Catan: On the Road dropped in April 2026 from Asmodee and Catan Studio. It’s designed by Benjamin Teuber, Klaus Teuber’s son, plays in about 15 minutes with 3-4 players, and runs you $9.99. That last number matters. For a franchise that’s moved over 40 million copies worldwide, getting a real Catan game for the price of a couple of coffees feelsalmost suspicious.
So How Does it Actually Play?
The board’s gone. That’s the headline. Instead of placing settlements on hex tiles and praying the dice roll your numbers, everyone draws resource cards each turn during a Harvest phase. Then it’s your Action phase make one trade, build one card from the five-card market in the middle of the table. Rinse, repeat, race to seven victory points.
The familiar pieces are all still here. Settlements, cities, metropolises stacked on top, knights, roads, the Robber. But a few of them have been rewired in clever ways.
Roads, for instance, no longer connect anything they act like ports, letting you swap a resource you’ve got too much of for one you actually need. The Robber isn’t tied to dice anymore either; it pops up as an event card when someone builds a settlement, and it only hits players holding seven or more resources. Which means if you’ve stockpiled some Knights, you’re safe.

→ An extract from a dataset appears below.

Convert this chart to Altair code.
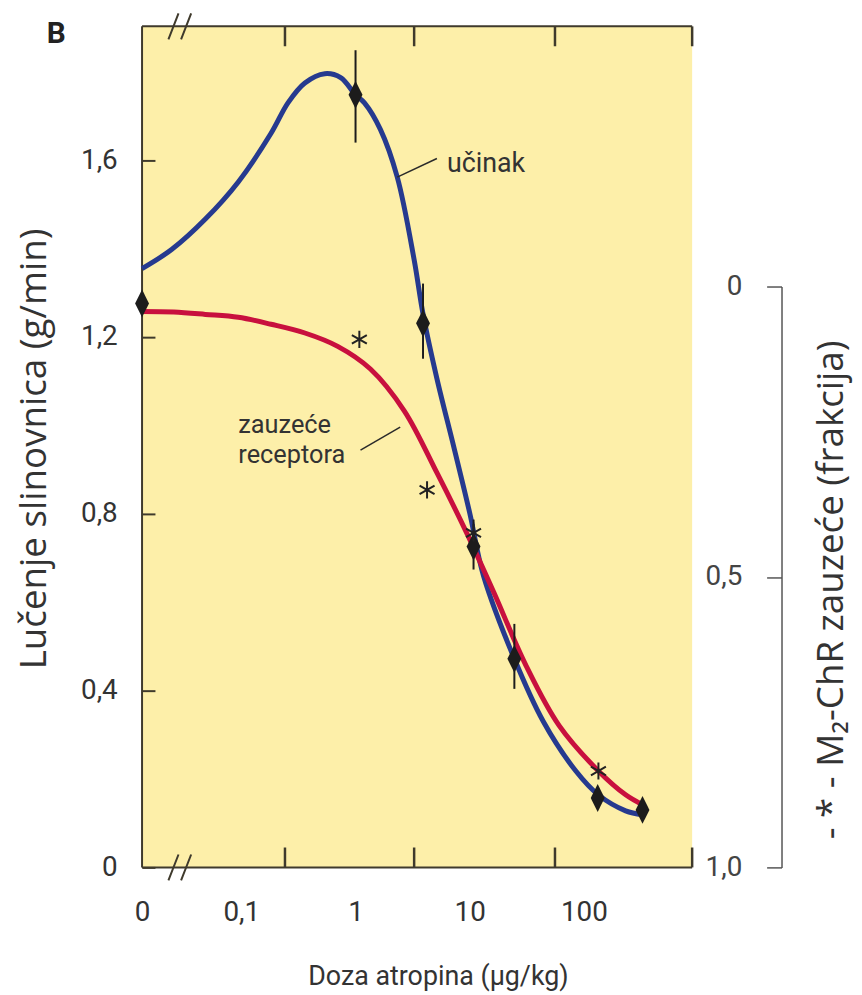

And then there’s the trading rule that quietly does most of the heavy lifting: if you accept a trade when it’s not your turn, you draw a free bonus resource off the top of the deck.
What it Gets Right
In regular Catan, trading is a war of attrition. Everyone hoards. Nobody wants to give up the wheat. You spend half the game stonewalling your friends out of spite. Here? People actually want to trade with you. The table stays loud. Deals happen constantly. It’s social in a way the original sometimes isn’t.
The pacing is the other big win. Games end before anyone has a chance to get bored, and there’s a real “let’s go again” vibe when somebody wins. You shuffle, deal, and you’re back in. Reviews keep comparing it to Monopoly Deal, and that’s exactly the right comparison it’s the same trick of distilling a chunky two-hour game into something you can play while waiting for food to arrive.
Where it Falls Short
That said, the things you lose are real, and if you love classic Catan for specific reasons, you’ll feel them.
The map’s absence is the biggest one. Half the joy of Settlers is staring at the board, scheming about which intersection to claim, blocking your buddy’s expansion route with a settlement they didn’t see coming. None of that exists here. There’s no terrain to fight over.
The Robber, too, has lost its teeth. Because you’re drawing from a shared deck and trading constantly, your hand stays balanced. You almost never get caught with seven-plus cards when the Robber shows up. Which then makes Knights kind of pointless beyond chasing the Largest Army bonus. A few of the original game’s most dramatic moments just… don’t happen.
It’s also strictly 3-4 players, which feels weirdly restrictive for a game built around portability. If you and one friend want to play on a flight, you’re out of luck.
Should You Buy It?
If you’re hoping this replaces your copy of Settlers of Catan, no. It doesn’t have the depth, the spatial puzzle, or the slow-burn tension. The original is still the original.
But if you want a quick filler for game nights, a gateway game for friends who think board games are too complicated, or just something you can throw in a backpack for vacation, it’s a steal at this price. I’d even say if you’ve historically disliked Catan because of the hoarding and the Robber-related grudges, you might enjoy this one more than the game it’s based on.
It’s not Catan, exactly. But it’s Catan-shaped, and most of the time, that’s enough.